June 15, 2004

The Internet, the Round Goby, and World Peace

By Doug McGill
The McGill Report

Rochester, MN -- Up at Wolf’s Marina in Stillwater on Sunday, the talk on the dock was all about the season’s first citing on Lake Pepin of Bighead and Silver Carp – the strange fish that jump like giant fleas out of the wake of outboard motors, sometimes hitting folks on board smack on the head.

But the Asian carp is only one division in an army of invaders that has already infiltrated Minnesota, the boaters agreed. There was also the Round Goby, a bottom-dwelling, pollution-loving, fish-egg-eating menace from Eastern Europe; the Zebra Mussel from the Caspian Sea in northern Iran; and the Purple Loosestrife, a tall plant from Europe that is exceptionally pretty but has a rotten personality, as its name describes.

The summer invasion of exotics has begun. And with it a reminder more poignant than ever that in our biological and environmental, as well as our political habitat, the porous borders of freedom come at a heavy price.

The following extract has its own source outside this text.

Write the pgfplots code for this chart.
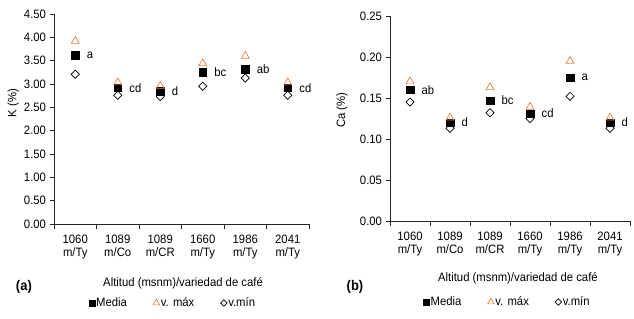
\documentclass[border=0pt]{standalone}
\usepackage{fontspec}
\setmainfont{Liberation Sans}[FakeStretch=0.93]
\usepackage{pgfplots}
\pgfplotsset{compat=1.18}
\definecolor{orng}{RGB}{232,128,60}
\newcommand\fs{\fontsize{12.2}{13.5}\selectfont}
\tikzset{lett/.style={anchor=west, inner sep=0pt, xshift=11.5bp, font=\fs}}
\pgfplotsset{
 mystyle/.style={
  scale only axis,
  axis x line*=bottom, axis y line*=left,
  xmin=0, xmax=6,
  xtick={0,...,6}, xticklabels={},
  extra x ticks={0.5,1.5,2.5,3.5,4.5,5.5},
  extra x tick labels={{1060\\m/Ty},{1089\\m/Co},{1089\\m/CR},{1660\\m/Ty},{1986\\m/Ty},{2041\\m/Ty}},
  extra x tick style={major tick length=0pt, xticklabel style={align=center, yshift=-7bp}},
  xticklabel style={align=center},
  tick align=outside, major tick length=4.5bp,
  tick style={black!85, line width=0.7pt},
  axis line style={black!85, line width=0.7pt},
  every tick label/.append style={font=\fs},
  label style={font=\fs},
  /pgf/number format/assume math mode=true,
  yticklabel style={/pgf/number format/.cd, fixed, fixed zerofill, precision=2},
  clip=false,
  legend columns=3,
  legend style={draw=none, fill=none, font=\fs, anchor=center,
    /tikz/every even column/.append style={column sep=25bp},
    nodes={inner sep=1.2bp}, cells={anchor=west}, inner sep=0pt},
 },
 media/.style={only marks, mark=square*, mark size=3.7bp, mark options={fill=black, draw=black},
   legend image code/.code={\draw[black, fill=black] plot[mark=square*, mark size=3bp] coordinates {(0bp,0bp)};}},
 vmax/.style={only marks, mark=triangle, mark size=4.6bp, mark options={draw=orng, line width=0.7pt, fill=white},
   legend image code/.code={\draw[orng, line width=0.7pt] plot[mark=triangle, mark size=3.8bp] coordinates {(0bp,0bp)};}},
 vmin/.style={only marks, mark=square, mark size=2.9bp, mark options={rotate=45, draw=black, line width=0.7pt, fill=white},
   legend image code/.code={\draw[black, line width=0.7pt] plot[mark=square, mark size=2.3bp, mark options={rotate=45}] coordinates {(0bp,0bp)};}},
}
\begin{document}
\begin{tikzpicture}[x=1bp,y=1bp]
\useasboundingbox (0,0) rectangle (634,318);
% ---------- (a) K ----------
\begin{axis}[mystyle,
  at={(54bp,94bp)}, anchor=south west,
  width=255bp, height=210bp,
  ymin=0, ymax=4.5, ytick={0,0.5,...,4.5},
  ylabel={K (\%)},
  ylabel style={at={(axis description cs:-0.16,0.576)}, anchor=center},
  xlabel={Altitud (msnm)/variedad de café},
  xlabel style={at={(axis description cs:0.506,-0.281)}, anchor=center},
  legend style={at={(axis description cs:0.465,-0.376)}},
]
\addplot[media] coordinates {(0.5,3.62) (1.5,2.92) (2.5,2.85) (3.5,3.25) (4.5,3.32) (5.5,2.92)};
\addlegendentry{Media}
\addplot[vmax] coordinates {(0.5,3.92) (1.5,3.03) (2.5,2.96) (3.5,3.44) (4.5,3.60) (5.5,3.03)};
\addlegendentry{v. máx}
\addplot[vmin] coordinates {(0.5,3.21) (1.5,2.76) (2.5,2.73) (3.5,2.95) (4.5,3.13) (5.5,2.76)};
\addlegendentry{v.mín}
\node[lett] at (axis cs:0.5,3.62) {a};
\node[lett] at (axis cs:1.5,2.92) {cd};
\node[lett] at (axis cs:2.5,2.85) {d};
\node[lett] at (axis cs:3.5,3.25) {bc};
\node[lett] at (axis cs:4.5,3.32) {ab};
\node[lett] at (axis cs:5.5,2.92) {cd};
\node[font=\bfseries\fontsize{14}{16}\selectfont] at (axis description cs:-0.118,-0.3) {(a)};
\end{axis}
% ---------- (b) Ca ----------
\begin{axis}[mystyle,
  at={(390bp,97bp)}, anchor=south west,
  width=240bp, height=205bp,
  ymin=0, ymax=0.25, ytick={0,0.05,...,0.25},
  ylabel={Ca (\%)},
  ylabel style={at={(axis description cs:-0.2,0.54)}, anchor=center},
  xlabel={Altitud (msnm)/variedad de café},
  xlabel style={at={(axis description cs:0.533,-0.278)}, anchor=center},
  legend style={at={(axis description cs:0.488,-0.395)}},
]
\addplot[media] coordinates {(0.5,0.160) (1.5,0.120) (2.5,0.147) (3.5,0.131) (4.5,0.175) (5.5,0.120)};
\addlegendentry{Media}
\addplot[vmax] coordinates {(0.5,0.170) (1.5,0.126) (2.5,0.163) (3.5,0.139) (4.5,0.195) (5.5,0.126)};
\addlegendentry{v. máx}
\addplot[vmin] coordinates {(0.5,0.145) (1.5,0.113) (2.5,0.132) (3.5,0.125) (4.5,0.152) (5.5,0.113)};
\addlegendentry{v.mín}
\node[lett] at (axis cs:0.5,0.160) {ab};
\node[lett] at (axis cs:1.5,0.120) {d};
\node[lett] at (axis cs:2.5,0.147) {bc};
\node[lett] at (axis cs:3.5,0.131) {cd};
\node[lett] at (axis cs:4.5,0.175) {a};
\node[lett] at (axis cs:5.5,0.120) {d};
\node[font=\bfseries\fontsize{14}{16}\selectfont] at (axis description cs:-0.146,-0.322) {(b)};
\end{axis}
\end{tikzpicture}
\end{document}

The ballast tanks of Great Lakes tankers, Mississippi cargo boats, and other commercial craft were years ago identified as the source of many foreign plant and animal species entering Minnesota’s water systems.

Brown Paper Bag

Now, thanks to economic globalization, even faster pathways are introducing new species into the state’s natural habitats – especially the multi-billion-dollar global horticulture industry, much of it conducted over the Internet.

“The Internet provides quick access to potentially invasive species,” says Doug Jensen, coordinator of the University of Minnesota’s Sea Grant program for improving the state’s coastal waters. “An order from Singapore could arrive within days in a brown paper bag, unprotected and undetected by federal agents. These species may be highly problematic.”

Liberal trade and immigration policies also hasten the introduction of invasive species into the United States. Altogether, these forces have speeded up the rate of non-native species introduction into the U.S. by 3,000 times the natural rate, Jensen estimates.

Since 1970, about 1.4 new species per year has been introduced into the Great Lakes, he said, a vastly higher than natural rate.

A Minnesota naturalist can sound like an anti-terror specialist at the Department of Homeland Security, in these strange days. Sometimes it’s not just a similarity in language but a complete merging of real goals.

“What species in other countries could decimate our agriculture, it’s something we think about but don’t talk about that much” for obvious reasons, said Jay Rendall, coordinator of Exotic Species for the Department of Natural Resources.

Dangerous Elements

Water gardening, one of the fastest-growing garden trends in the U.S., is now one of the state’s top priorities in monitoring non-native species imports, according to Barbara Liukkonen, a water resource specialist for Sea Grant. Of the 140 non-native plant and animal species in the Great Lakes region, Liukkonen says, 42 percent were introduced in the past four years via the horticulture trade. Many of the imports were to supply water gardens.

Nine out of ten shipments of aquatic plants imported by nurseries come with “hitchhikers,” small animals like Koi carp or Chinese Mystery Snails, which may themselves potentially introduce dangerous elements into the Minnesota ecosystem, Liukkonen said.

If we figure out a good solution to the problem of non-native plants and animals coming into this country, we’ll learn something about how to handle the problem of nation’s porous borders in other areas, too.

For example, naturalists always emphasize the need for extremely careful discrimination among classes of non-native species – especially between the ones that are invasive and the ones that are not. There are a hundred times fewer invasive species than perfectly safe species. Among the latter, many add substantially to our quality of life and in no way harm it.

Global Perspective

In some cases, even the so-called invasive species can find a genuinely useful niche. Zebra mussels have been used as toxin filters. Eurasian Watermilfoil, the bane of many a boating fisherman, can provide a habitat for fish and wildlife in lakes darkened by manmade runoffs.

All the naturalists I spoke with gave a clue to their highly practical perspective on life in their vocabulary, by always saying “non-native” and not “foreign” or “alien” to describe invasive species.

They did that not out of political correctness, I believe, but because they had totally internalized a global perspective. The plants and animals from Asia and Iran and Eastern Europe were simply not foreign or alien to them – they were of the planet earth, the one earth we all share.

That’s a perspective worth learning.